**What is expected**
Return all of the data exactly as given.

**Recorded information**
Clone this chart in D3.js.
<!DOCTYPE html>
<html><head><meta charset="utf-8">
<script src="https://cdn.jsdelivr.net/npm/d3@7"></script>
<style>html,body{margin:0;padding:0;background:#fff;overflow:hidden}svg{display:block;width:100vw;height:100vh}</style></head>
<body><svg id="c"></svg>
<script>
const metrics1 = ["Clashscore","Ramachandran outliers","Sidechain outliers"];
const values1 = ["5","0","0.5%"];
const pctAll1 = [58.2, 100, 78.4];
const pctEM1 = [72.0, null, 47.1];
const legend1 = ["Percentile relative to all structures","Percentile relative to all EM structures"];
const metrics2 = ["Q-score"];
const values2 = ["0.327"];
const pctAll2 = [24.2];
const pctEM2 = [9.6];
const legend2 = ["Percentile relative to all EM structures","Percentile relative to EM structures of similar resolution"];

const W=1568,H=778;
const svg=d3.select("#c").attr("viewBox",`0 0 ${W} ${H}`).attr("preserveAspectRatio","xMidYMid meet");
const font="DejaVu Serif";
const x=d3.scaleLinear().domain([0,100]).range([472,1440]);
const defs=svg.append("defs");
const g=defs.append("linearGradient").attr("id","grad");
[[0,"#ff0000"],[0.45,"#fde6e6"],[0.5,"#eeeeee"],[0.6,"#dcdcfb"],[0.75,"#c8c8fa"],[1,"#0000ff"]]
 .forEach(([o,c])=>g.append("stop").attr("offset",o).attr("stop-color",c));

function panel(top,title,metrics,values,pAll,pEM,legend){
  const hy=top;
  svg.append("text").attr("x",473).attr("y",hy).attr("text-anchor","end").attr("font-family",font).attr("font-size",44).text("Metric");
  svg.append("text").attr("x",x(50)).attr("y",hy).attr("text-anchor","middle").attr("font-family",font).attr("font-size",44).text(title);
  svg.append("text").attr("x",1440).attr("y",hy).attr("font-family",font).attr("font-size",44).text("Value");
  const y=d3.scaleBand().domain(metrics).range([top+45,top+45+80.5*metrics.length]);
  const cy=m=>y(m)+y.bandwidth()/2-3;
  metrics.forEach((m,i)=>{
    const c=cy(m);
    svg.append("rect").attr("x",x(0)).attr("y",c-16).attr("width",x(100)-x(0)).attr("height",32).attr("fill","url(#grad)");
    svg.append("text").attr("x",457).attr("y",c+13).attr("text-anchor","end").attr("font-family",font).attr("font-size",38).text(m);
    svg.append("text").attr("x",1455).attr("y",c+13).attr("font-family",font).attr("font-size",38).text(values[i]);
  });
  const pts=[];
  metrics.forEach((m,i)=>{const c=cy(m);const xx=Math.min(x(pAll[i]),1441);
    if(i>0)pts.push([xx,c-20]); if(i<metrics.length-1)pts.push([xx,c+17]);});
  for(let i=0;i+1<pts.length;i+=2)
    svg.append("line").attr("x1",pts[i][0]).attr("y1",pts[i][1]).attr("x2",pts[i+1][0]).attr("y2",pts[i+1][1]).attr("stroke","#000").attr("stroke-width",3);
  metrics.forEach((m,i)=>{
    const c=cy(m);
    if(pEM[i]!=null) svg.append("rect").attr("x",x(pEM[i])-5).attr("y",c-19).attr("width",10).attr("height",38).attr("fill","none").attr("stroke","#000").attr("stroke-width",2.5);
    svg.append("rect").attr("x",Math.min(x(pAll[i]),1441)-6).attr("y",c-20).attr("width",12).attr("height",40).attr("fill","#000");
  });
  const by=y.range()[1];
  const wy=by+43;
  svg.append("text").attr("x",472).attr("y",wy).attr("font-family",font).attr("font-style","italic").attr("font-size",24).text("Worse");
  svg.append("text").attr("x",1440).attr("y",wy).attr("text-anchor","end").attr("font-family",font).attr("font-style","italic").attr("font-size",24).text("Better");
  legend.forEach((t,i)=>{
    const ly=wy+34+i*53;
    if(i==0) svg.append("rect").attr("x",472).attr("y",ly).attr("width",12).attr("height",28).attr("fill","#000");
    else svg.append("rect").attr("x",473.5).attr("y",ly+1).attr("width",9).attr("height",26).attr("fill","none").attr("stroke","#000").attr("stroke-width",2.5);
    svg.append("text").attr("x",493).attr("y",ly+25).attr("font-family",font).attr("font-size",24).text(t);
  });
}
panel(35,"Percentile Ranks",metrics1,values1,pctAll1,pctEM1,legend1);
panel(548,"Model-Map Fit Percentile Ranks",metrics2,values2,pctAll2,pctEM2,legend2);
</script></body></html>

**Completed exercise**
Clone this chart in D3.js.
<!DOCTYPE html>
<html><head><meta charset="utf-8">
<script src="https://cdn.jsdelivr.net/npm/d3@7"></script>
<style>html,body{margin:0;padding:0;background:#fff;overflow:hidden}svg{display:block;width:100vw;height:100vh}</style></head>
<body><svg id="c"></svg>
<script>
const metrics1 = ["Clashscore","Ramachandran outliers","Sidechain outliers"];
const values1 = ["5","0","0.5%"];
const pctAll1 = [58.2, 100, 78.4];
const pctEM1 = [72.0, null, 47.1];
const legend1 = ["Percentile relative to all structures","Percentile relative to all EM structures"];
const metrics2 = ["Q-score"];
const values2 = ["0.327"];
const pctAll2 = [24.2];
const pctEM2 = [9.6];
const legend2 = ["Percentile relative to all EM structures","Percentile relative to EM structures of similar resolution"];

const W=1568,H=778;
const svg=d3.select("#c").attr("viewBox",`0 0 ${W} ${H}`).attr("preserveAspectRatio","xMidYMid meet");
const font="DejaVu Serif";
const x=d3.scaleLinear().domain([0,100]).range([472,1440]);
const defs=svg.append("defs");
const g=defs.append("linearGradient").attr("id","grad");
[[0,"#ff0000"],[0.45,"#fde6e6"],[0.5,"#eeeeee"],[0.6,"#dcdcfb"],[0.75,"#c8c8fa"],[1,"#0000ff"]]
 .forEach(([o,c])=>g.append("stop").attr("offset",o).attr("stop-color",c));

function panel(top,title,metrics,values,pAll,pEM,legend){
  const hy=top;
  svg.append("text").attr("x",473).attr("y",hy).attr("text-anchor","end").attr("font-family",font).attr("font-size",44).text("Metric");
  svg.append("text").attr("x",x(50)).attr("y",hy).attr("text-anchor","middle").attr("font-family",font).attr("font-size",44).text(title);
  svg.append("text").attr("x",1440).attr("y",hy).attr("font-family",font).attr("font-size",44).text("Value");
  const y=d3.scaleBand().domain(metrics).range([top+45,top+45+80.5*metrics.length]);
  const cy=m=>y(m)+y.bandwidth()/2-3;
  metrics.forEach((m,i)=>{
    const c=cy(m);
    svg.append("rect").attr("x",x(0)).attr("y",c-16).attr("width",x(100)-x(0)).attr("height",32).attr("fill","url(#grad)");
    svg.append("text").attr("x",457).attr("y",c+13).attr("text-anchor","end").attr("font-family",font).attr("font-size",38).text(m);
    svg.append("text").attr("x",1455).attr("y",c+13).attr("font-family",font).attr("font-size",38).text(values[i]);
  });
  const pts=[];
  metrics.forEach((m,i)=>{const c=cy(m);const xx=Math.min(x(pAll[i]),1441);
    if(i>0)pts.push([xx,c-20]); if(i<metrics.length-1)pts.push([xx,c+17]);});
  for(let i=0;i+1<pts.length;i+=2)
    svg.append("line").attr("x1",pts[i][0]).attr("y1",pts[i][1]).attr("x2",pts[i+1][0]).attr("y2",pts[i+1][1]).attr("stroke","#000").attr("stroke-width",3);
  metrics.forEach((m,i)=>{
    const c=cy(m);
    if(pEM[i]!=null) svg.append("rect").attr("x",x(pEM[i])-5).attr("y",c-19).attr("width",10).attr("height",38).attr("fill","none").attr("stroke","#000").attr("stroke-width",2.5);
    svg.append("rect").attr("x",Math.min(x(pAll[i]),1441)-6).attr("y",c-20).attr("width",12).attr("height",40).attr("fill","#000");
  });
  const by=y.range()[1];
  const wy=by+43;
  svg.append("text").attr("x",472).attr("y",wy).attr("font-family",font).attr("font-style","italic").attr("font-size",24).text("Worse");
  svg.append("text").attr("x",1440).attr("y",wy).attr("text-anchor","end").attr("font-family",font).attr("font-style","italic").attr("font-size",24).text("Better");
  legend.forEach((t,i)=>{
    const ly=wy+34+i*53;
    if(i==0) svg.append("rect").attr("x",472).attr("y",ly).attr("width",12).attr("height",28).attr("fill","#000");
    else svg.append("rect").attr("x",473.5).attr("y",ly+1).attr("width",9).attr("height",26).attr("fill","none").attr("stroke","#000").attr("stroke-width",2.5);
    svg.append("text").attr("x",493).attr("y",ly+25).attr("font-family",font).attr("font-size",24).text(t);
  });
}
panel(35,"Percentile Ranks",metrics1,values1,pctAll1,pctEM1,legend1);
panel(548,"Model-Map Fit Percentile Ranks",metrics2,values2,pctAll2,pctEM2,legend2);
</script></body></html>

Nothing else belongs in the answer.